I was wondering if it was worth discussing a more general way to append memory modules after the MLP, as use_lstm, use_attention, use_dnc, use_sgm seems to pollute the config. Would it be possible to have a general config like:
{
...
# Can be None, lstm, attention, dnc, sgm
"memory_module": "lstm",
"memory_module_config": {
"lstm_cell_size": 64
}
Yeah, I think this would be great, @smorad ! The only thing is that then memory_module_config would have to be flexible wrt the allowed keys, but I think that’s ok. The user would have to know, which args these different wrappers support.
Btw, thanks so much for the DNC PR, which is really awesome! Would you mind putting the above suggestion in a PR?
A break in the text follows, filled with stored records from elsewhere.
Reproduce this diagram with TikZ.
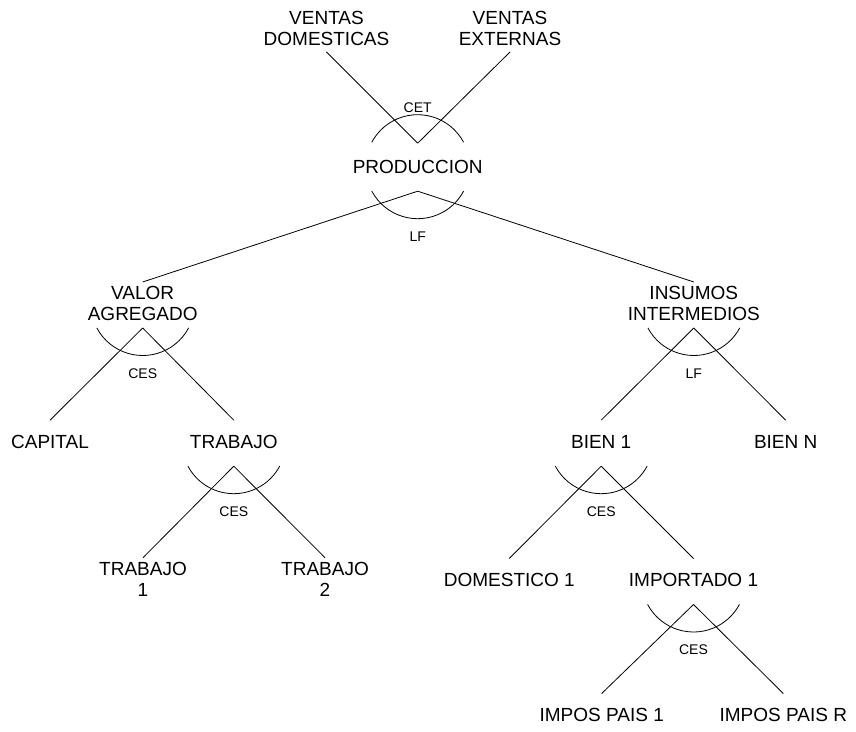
\documentclass[tikz,border=0pt]{standalone}
\usepackage{fontspec}
\setmainfont{Liberation Sans}
\usepackage{tikz}
\usetikzlibrary{positioning}
\tikzset{
    nest/.style={inner sep=0pt, align=center, font=\fontsize{19}{21.5}\selectfont},
    elas/.style={inner sep=0pt, font=\fontsize{14}{16}\selectfont},
}

\begin{document}
\begin{tikzpicture}[x=1pt, y=1pt, line width=0.8pt]
    \useasboundingbox (0,0) rectangle (856,731);

    \node[nest] (vd) at (326.5,702.7) {VENTAS\\DOMESTICAS};
    \node[nest] (ve) at (510,702.7) {VENTAS\\EXTERNAS};
    \node[nest] (prod) at (417.7,564.3) {PRODUCCION};
    \node[nest] (va) at (142.7,427.5) {VALOR\\AGREGADO};
    \node[nest] (ii) at (693.8,427.5) {INSUMOS\\INTERMEDIOS};
    \node[nest] (cap) at (50,289.3) {CAPITAL};
    \node[nest] (trab) at (233.8,289.3) {TRABAJO};
    \node[nest] (b1) at (601.2,289.3) {BIEN 1};
    \node[nest] (bn) at (785.7,289.3) {BIEN N};
    \node[nest] (t1) at (143,151.8) {TRABAJO\\1};
    \node[nest] (t2) at (325,151.8) {TRABAJO\\2};
    \node[nest] (dom) at (509.3,151) {DOMESTICO 1};
    \node[nest] (imp) at (693.5,151) {IMPORTADO 1};
    \node[nest] (ip1) at (601.7,16) {IMPOS PAIS 1};
    \node[nest] (ipr) at (783.3,16) {IMPOS PAIS R};

    % ventas -> produccion
    \draw ([yshift=-23.7pt]vd.center) -- ([yshift=23.5pt]prod.center);
    \draw ([yshift=-23.7pt]ve.center) -- ([yshift=23.5pt]prod.center);
    \draw ([shift={(28:52pt)}]prod.center) arc[start angle=28, end angle=152, radius=52pt];
    \node[elas, above=54pt of prod.center] (cet) {CET};

    % produccion
    \draw ([yshift=-24.5pt]prod.center) -- ([yshift=21.5pt]va.center);
    \draw ([yshift=-24.5pt]prod.center) -- ([yshift=21.5pt]ii.center);
    \draw ([shift={(-152:52pt)}]prod.center) arc[start angle=-152, end angle=-28, radius=52pt];
    \node[elas, below=65pt of prod.center] (lfprod) {LF};

    % valor agregado
    \draw ([yshift=-24.5pt]va.center) -- ([yshift=21.5pt]cap.center);
    \draw ([yshift=-24.5pt]va.center) -- ([yshift=21.5pt]trab.center);
    \draw ([shift={(-152:52pt)}]va.center) arc[start angle=-152, end angle=-28, radius=52pt];
    \node[elas, below=65pt of va.center] (cesva) {CES};

    % trabajo
    \draw ([yshift=-24.5pt]trab.center) -- ([yshift=21.5pt]t1.center);
    \draw ([yshift=-24.5pt]trab.center) -- ([yshift=21.5pt]t2.center);
    \draw ([shift={(-152:52pt)}]trab.center) arc[start angle=-152, end angle=-28, radius=52pt];
    \node[elas, below=65pt of trab.center] (cestrab) {CES};

    % insumos intermedios
    \draw ([yshift=-24.5pt]ii.center) -- ([yshift=21.5pt]b1.center);
    \draw ([yshift=-24.5pt]ii.center) -- ([yshift=21.5pt]bn.center);
    \draw ([shift={(-152:52pt)}]ii.center) arc[start angle=-152, end angle=-28, radius=52pt];
    \node[elas, below=65pt of ii.center] (lfii) {LF};

    % bien 1
    \draw ([yshift=-24.5pt]b1.center) -- ([yshift=21.5pt]dom.center);
    \draw ([yshift=-24.5pt]b1.center) -- ([yshift=21.5pt]imp.center);
    \draw ([shift={(-152:52pt)}]b1.center) arc[start angle=-152, end angle=-28, radius=52pt];
    \node[elas, below=65pt of b1.center] (cesb1) {CES};

    % importado 1
    \draw ([yshift=-24.5pt]imp.center) -- ([yshift=21.5pt]ip1.center);
    \draw ([yshift=-24.5pt]imp.center) -- ([yshift=21.5pt]ipr.center);
    \draw ([shift={(-152:52pt)}]imp.center) arc[start angle=-152, end angle=-28, radius=52pt];
    \node[elas, below=64pt of imp.center] (cesimp) {CES};
\end{tikzpicture}
\end{document}
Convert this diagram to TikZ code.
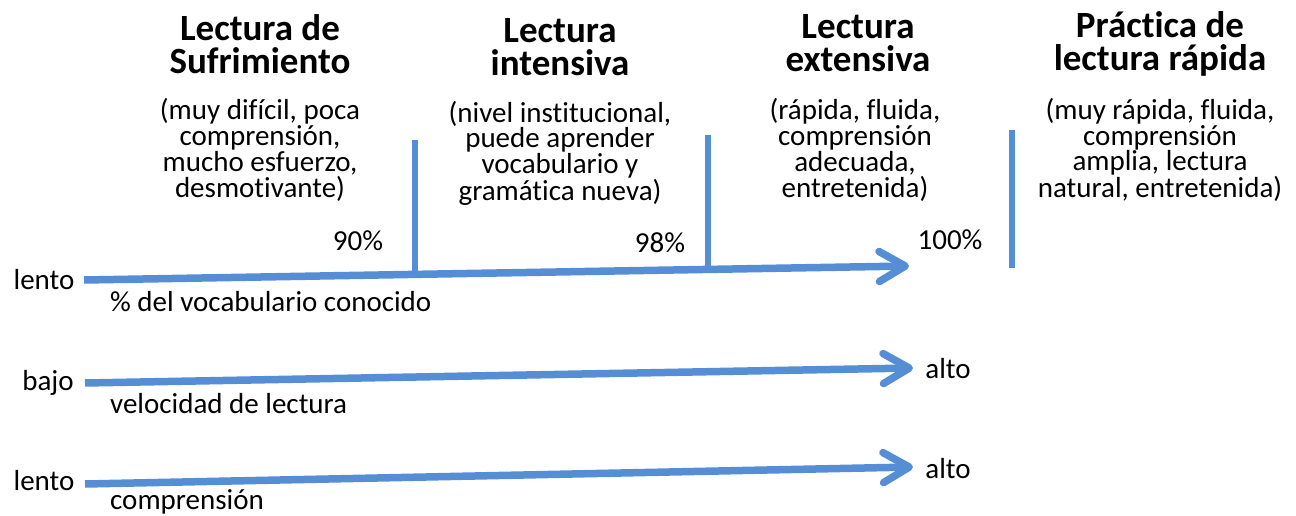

My suggestion would be that you include an “autowrap” or some similar key because right now “use_lstm/attention” means autowrap an lstm/attention network. I would want to be able to use this dictionary even if I have a custom memory module implementation.
Edit*
I guess in your proposal memory_module==None would mean don’t autowrap? And if it was None then the custom model would still be able to use the memory_module_config?